Banks studied literature with psychology and philosophy at Stirling University. Afterwards he hitchhiked round Europe and took a series of dead-end jobs. He wrote for 10 years before he was published, pinning the rejection slips over his bedroom wall - The Wasp Factory was rejected six times, then retrieved from the slush pile. Banks has since been voted the fifth greatest writer ever - after Shakespeare, Austen, Orwell and Dickens - in a BBC website poll.
He's never won a major prize, probably because he is unapologetically populist. "I have a weakness for plots and stories and surprise endings." But his books always have a social conscience. Complicity was a "considered comment" on Thatcherism; Dead Air opens with the attacks on the World Trade Center.
Recently, one sensed writing had become a bit of a chore for Banks. But he's hugely proud of The Steep Approach to Garbadale. It follows the Wopuld family (inventors of a Monopoly-style game) from the 1970s to the present. In many ways it is a tale of unrequited love. The hero, Alban, is haunted by a teenage love affair with his cousin.
For the first time, Banks tells me why the new book is late. He and his wife, Ann, have split up after 25 years. "It was quite traumatic. For the first time I had to ask for an extension. It was like being a student again." Looking back, he wonders if his last few books felt slightly laboured "because obviously things weren't going right in my marriage. I didn't feel I was under strain, but clearly I must have been."

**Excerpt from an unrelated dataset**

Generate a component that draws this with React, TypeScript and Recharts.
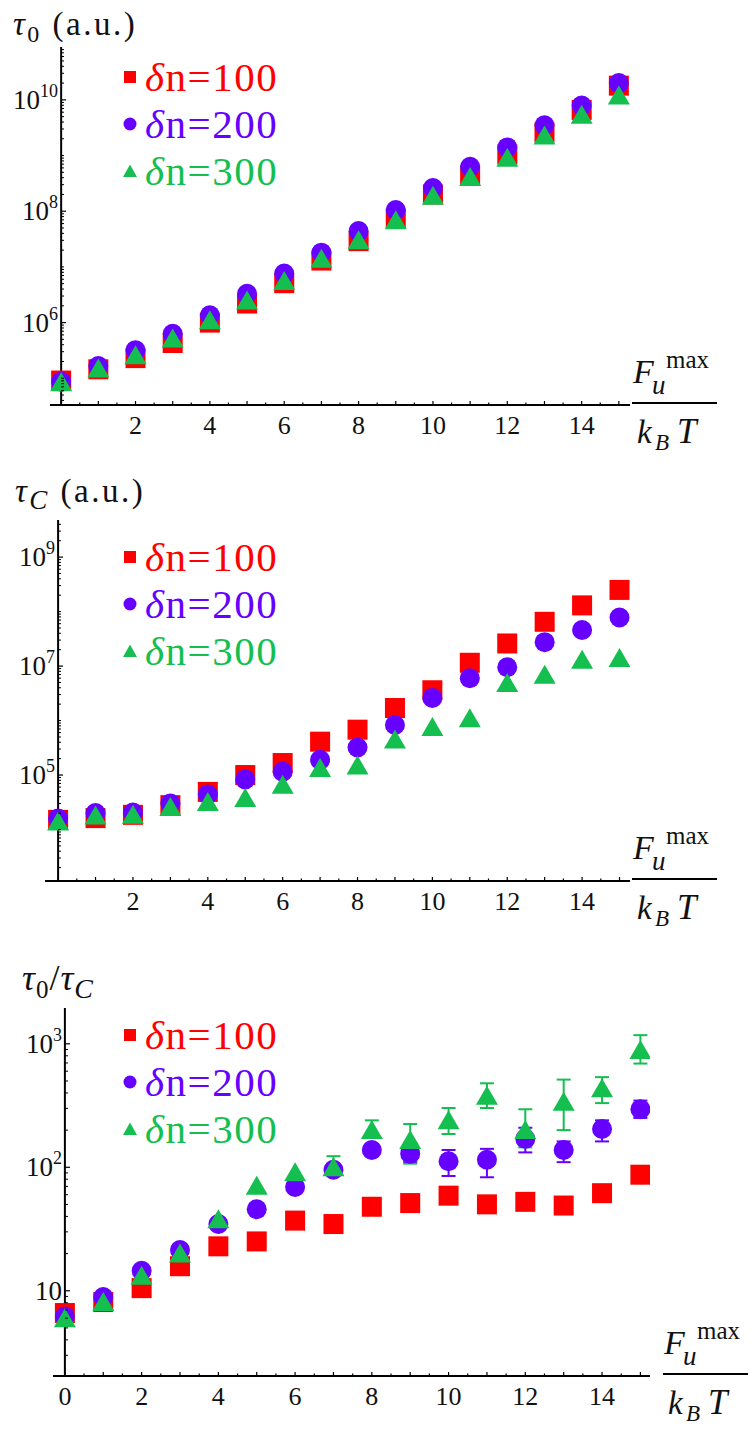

The new novel is full of the turbulence of first love. At first he was nervous about writing sex scenes for 14-year-olds. "It almost felt like paedophilia. You think, 'Are you sure about this?' But I think everyone remembers being a teenager quite vividly."
Towards the end of our interview, Banks casually mentions a new girlfriend. Readers might want to look up the character of Verushka - Alban's fortysomething girlfriend - in the new book. Banks says that she is "an elderly male novelist's wish fulfilment".
In the past, critics have argued that Banks's characters lack warmth, but recent life experience has given his writing new depth. "Lots of un-fun things have happened. But my mum and dad are still alive, bless them, at 82 and 88, so I'm not even half an orphan yet. So I'm very lucky."
Do you need to suffer to be a great artist? "I have a suspicion you do," he sighs. "Mind you," he adds brightening, "it would be very difficult to do the controlled experiment. You'd have to take identical twins and make one suffer, and the other one have a life of Riley and see which one produces the better work!"